__Given data__:
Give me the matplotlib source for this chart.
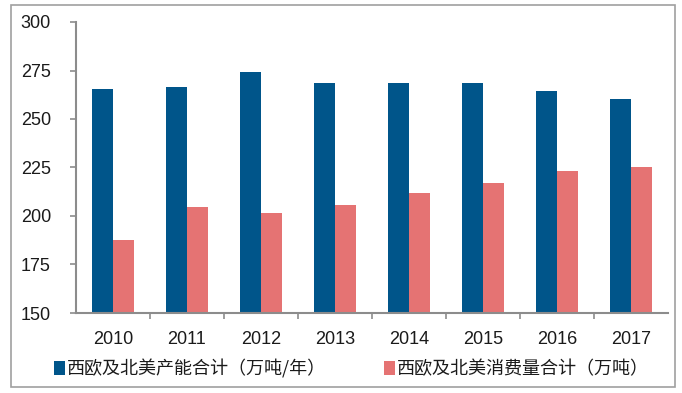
import numpy as np
import matplotlib.pyplot as plt
from matplotlib.patches import Rectangle

years = ['2010', '2011', '2012', '2013', '2014', '2015', '2016', '2017']
capacity = [265.5, 266.5, 274, 268.7, 268.7, 268.7, 264.4, 260.3]
consumption = [187.8, 204.5, 201.4, 205.5, 211.7, 217.0, 223.0, 225.1]
labels = ['西欧及北美产能合计（万吨/年）', '西欧及北美消费量合计（万吨）']

blue = '#00558A'
pink = '#E57373'
grey = '#8C8C8C'
num_font = ['Liberation Sans', 'DejaVu Sans']
cjk_font = ['Noto Sans CJK SC', 'DejaVu Sans']

fig = plt.figure(figsize=(6.82, 3.93), dpi=100)
ax = fig.add_axes([76 / 682, 1 - 313 / 393, (668 - 76) / 682, (313 - 22) / 393])

x = np.arange(len(years))
w = 0.28
b1 = ax.bar(x - w / 2, np.array(capacity) - 150, w, bottom=150, color=blue, label=labels[0])
b2 = ax.bar(x + w / 2, np.array(consumption) - 150, w, bottom=150, color=pink, label=labels[1])

ax.set_xlim(-0.5, len(years) - 0.5)
ax.set_ylim(150, 300)
ax.set_yticks([150, 175, 200, 225, 250, 275, 300])

ax.set_xticks(x)
ax.set_xticklabels(years, fontfamily=num_font, fontsize=13, color='#1a1a1a')
ax.set_xticks(np.arange(0.5, len(years) - 1, 1), minor=True)
ax.tick_params(axis='x', which='major', length=0, pad=13)
ax.tick_params(axis='x', which='minor', length=4, direction='out', color=grey, width=1.2)
ax.tick_params(axis='y', length=4, direction='out', color=grey, width=1.2, pad=14,
               labelsize=13, labelcolor='#1a1a1a')
for t in ax.get_yticklabels():
    t.set_fontfamily(num_font)

for s in ['top', 'right']:
    ax.spines[s].set_visible(False)
for s in ['left', 'bottom']:
    ax.spines[s].set_color(grey)
    ax.spines[s].set_linewidth(1.5)

# legend below the axis
leg = fig.legend(handles=[b1, b2], labels=labels, loc='center left',
                 bbox_to_anchor=(38 / 682, 1 - 369 / 393), ncol=2, frameon=False,
                 handlelength=0.6, handleheight=0.8, handletextpad=0.1,
                 columnspacing=3.2, prop={'family': cjk_font, 'size': 13})
for t in leg.get_texts():
    t.set_color('#1a1a1a')

# outer frame
fig.patches.append(Rectangle((11 / 682, 1 - 387 / 393), (675 - 11) / 682, (387 - 5) / 393,
                             transform=fig.transFigure, fill=False, edgecolor='#A0A0A0',
                             linewidth=1.2))

fig.savefig('out.png', dpi=100)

__Directive__:
Restate only the lines running from the start of the material above through the line containing "ax.set_yticks([150, 175, 200, 225, 250, 275, 300])", ends included. No pictures.

__Expected answer__:
Give me the matplotlib source for this chart.
import numpy as np
import matplotlib.pyplot as plt
from matplotlib.patches import Rectangle

years = ['2010', '2011', '2012', '2013', '2014', '2015', '2016', '2017']
capacity = [265.5, 266.5, 274, 268.7, 268.7, 268.7, 264.4, 260.3]
consumption = [187.8, 204.5, 201.4, 205.5, 211.7, 217.0, 223.0, 225.1]
labels = ['西欧及北美产能合计（万吨/年）', '西欧及北美消费量合计（万吨）']

blue = '#00558A'
pink = '#E57373'
grey = '#8C8C8C'
num_font = ['Liberation Sans', 'DejaVu Sans']
cjk_font = ['Noto Sans CJK SC', 'DejaVu Sans']

fig = plt.figure(figsize=(6.82, 3.93), dpi=100)
ax = fig.add_axes([76 / 682, 1 - 313 / 393, (668 - 76) / 682, (313 - 22) / 393])

x = np.arange(len(years))
w = 0.28
b1 = ax.bar(x - w / 2, np.array(capacity) - 150, w, bottom=150, color=blue, label=labels[0])
b2 = ax.bar(x + w / 2, np.array(consumption) - 150, w, bottom=150, color=pink, label=labels[1])

ax.set_xlim(-0.5, len(years) - 0.5)
ax.set_ylim(150, 300)
ax.set_yticks([150, 175, 200, 225, 250, 275, 300])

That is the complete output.